Solo Dio perdona: una grandissima Kristin Scott Thomas in versione biondo platino è la vera sorpresa del film
L’aspirale di sangue passa così in secondo piano, poiché prevedibile e poco appassionate rispetto a quello che aveva coinvolto due anni fa Driver, lasciando così il testimone a quello che da metà film diventa l’unico vero motivo di interesse che traina la visione, vale a dire le dinamiche familiari che si vanno delineando sullo schermo a partire dall’entrata in scena di Crystal, la madre dei due fratelli giunta a Bangkok per recuperare il corpo del primogenito e per organizzare la spietata vendetta contro coloro che si sono macchiati del sangue del suo figlio prediletto. Il rapporto di amore e odio tra Julian e sua madre, le gelosie e la dipendenza morbosa tra i due, finiscono così per prendere il sopravvento sull’intero plot. È un’immensa Kristin Scott Thomas biondo platino e senza peli sulla lingua a interpretarla, riportando alla mente, tutte le volte che fa capolino sullo schermo, la nonna Smurf Cody (una straordinaria Jacki Weaver) di Animal Kingdom, l’inedita spietata capoclan con intenso senso materno del folgorante esordio al cinema di David Michôd. Tutte le volte che il personaggio di Crystal appare, infatti, il film si accende e regala alla platea i passaggi più riusciti: vedi ad esempio la cena di presentazione della fidanzata di Julian.

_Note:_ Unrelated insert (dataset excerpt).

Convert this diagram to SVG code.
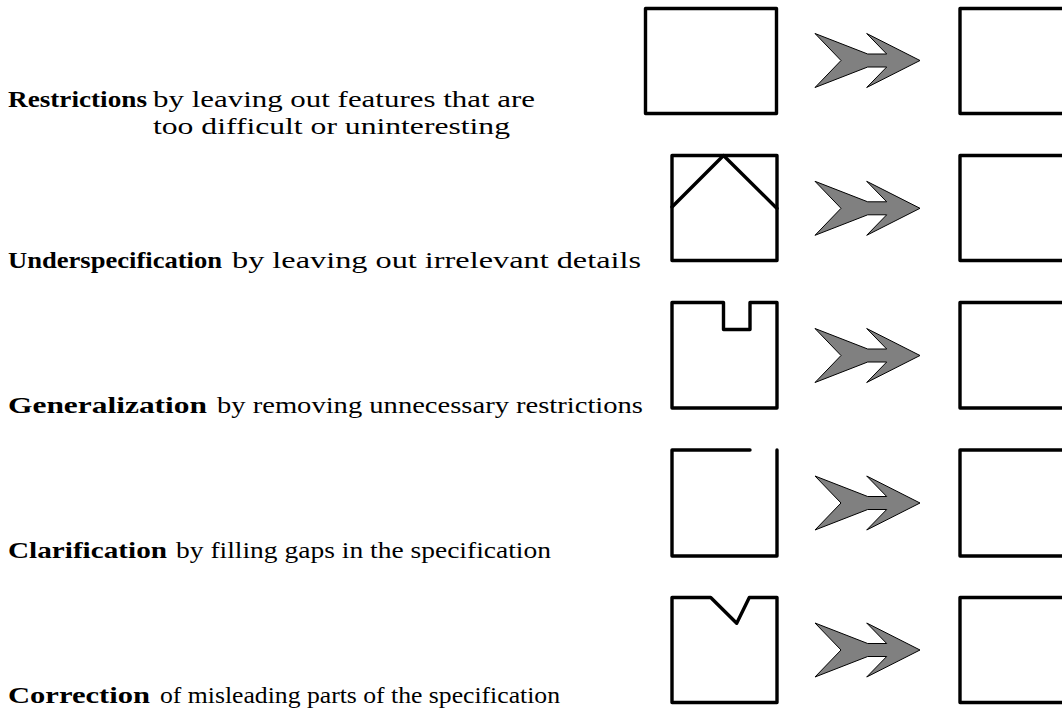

Tensione e suspense si alzano solo di rado, animando un tracciato piatto avaro di emozioni
Refn non riesce tuttavia a mettere insieme le tessere del mosaico, che singolarmente, con un lavoro di scrittura più accurato, avrebbero molto probabilmente funzionato. È lo script a non fornire le basi solide per costruire un plot armonioso e coinvolgente, drammaturgicamente parlando in grado di arrivare più in alto. Tensione e suspense si alzano solo di rado, animando un tracciato piatto avaro di emozioni e di clamorosi colpi di scena. A farla da padrona sono i silenzi assordanti e i continui giochi di sguardi, che diventano la partitura audiovisiva che il regista spezza con incursioni musicali e dialoghi ridotti all’osso. In tal senso, da non perdere il montaggio in parallelo che mostra il tour sessuale dei due fratelli che porteranno il primo al piacere e il secondo alla morte.
Il tutto si stabilizza però sulla soglia della sufficienza, rimanendo a galla su di essa solo e soltanto grazie al lavoro dietro e davanti alla macchina da presa del cast e del regista stesso, ancora una volta bravissimo a dare forma a un mondo malfamato dove la vita ha un valore flebile. Per farlo dipinge con i toni acidi spalmati su una tavolozza dove a dominare sono il giallo fosforescente dei neon e il rosso porpora del sangue, una Bangkok notturna dal cuore nero e pulsante, cloaca e giungla che fagocita tutto e tutti; ventre sporco e malato che ospita al suo interno prostitute e papponi, poliziotti corrotti, killer e spacciatori. Stilisticamente il regista non delude, tracciando linee chirurgiche con sinuosi movimenti di steady che alterna a quadri dalla geometria impeccabile. Peccato che tale “poesia” venga messa al servizio di una scrittura tanto fragile da rendere il tutto futile estetica.